Les sommes externalisées seront soumises à une contribution de 29,7 % (montant correspondant vraisemblablement au forfait social de 20 %, augmenté de la CSG/CRDS de 9,7 %, supporté par l’entreprise car ces régimes restent financés à 100 % par l’employeur).

Le traitement social des rentes versées n’est pas fondamentalement modifié puisque les cotisations payées par les retraités sont les suivantes :

  • pour les rentes liquidées avant le 01/01/2011, les cotisations sont de 7 % sur la partie de la rente comprise entre 17 % et 34 % du Plafond Mensuel de la Sécurité sociale (PMSS, soit 3 377 € en 2019) et de 14 % sur la rente supérieure à 34 % du PMSS
  • pour les rentes liquidées après le 01/01/2011, les cotisations sont de 7 % sur la partie de la rente comprise entre 14 % et 20 % du PMSS et de 14 % sur la rente supérieure à 20 % PMSS

D’un point de vue comptable, la transformation des droits aléatoires en droits acquis va entraîner mécaniquement une augmentation de l’engagement au sens de la norme IAS 19 car le taux de turnover disparaît. A ce stade en tout cas, il n’est pas prévu l’introduction d’une valeur de type ABO (Accumulated Benefit Obligation) présente dans les normes comptables américaines (FAS158). Il faudra attendre d’avoir un positionnement du Conseil National de la Comptabilité pour avoir une position en norme française.

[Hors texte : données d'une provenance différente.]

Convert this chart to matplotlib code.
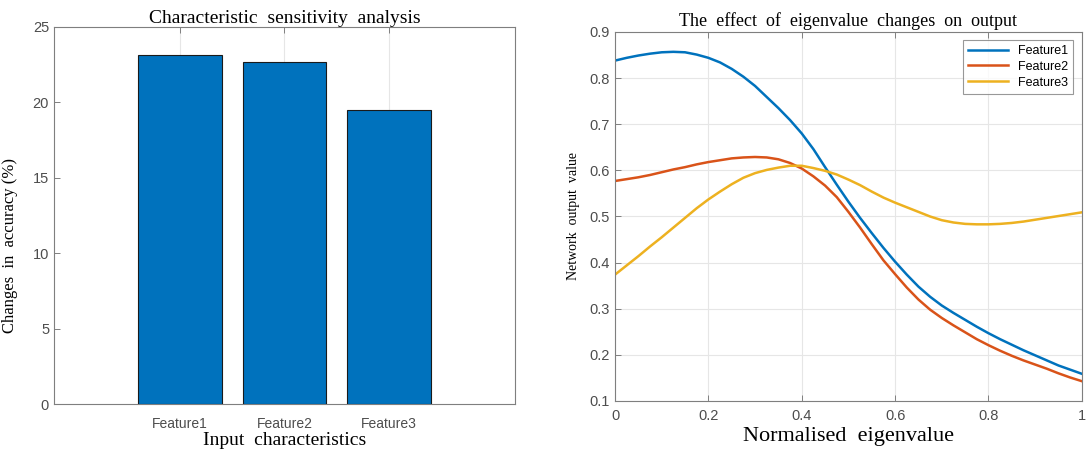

Finalement, hormis quelques éléments de rédaction qui restent à préciser, le projet d’ordonnance est en ligne avec les évolutions récentes de l’AFEP-MEDEF et de la loi Macron. L’accueil de ces nouveaux dispositifs est cependant difficile à évaluer à ce jour. L’impossibilité de reconstituer des droits passés remet en cause l’un des avantages des anciens « Article 39 » qui permettaient de constituer des droits à retraite significatifs sur une période relativement courte. Cependant, une entreprise disposant d’un régime de ce type aura un élément de package de rémunération qui peut être significatif pour des cadres dirigeants.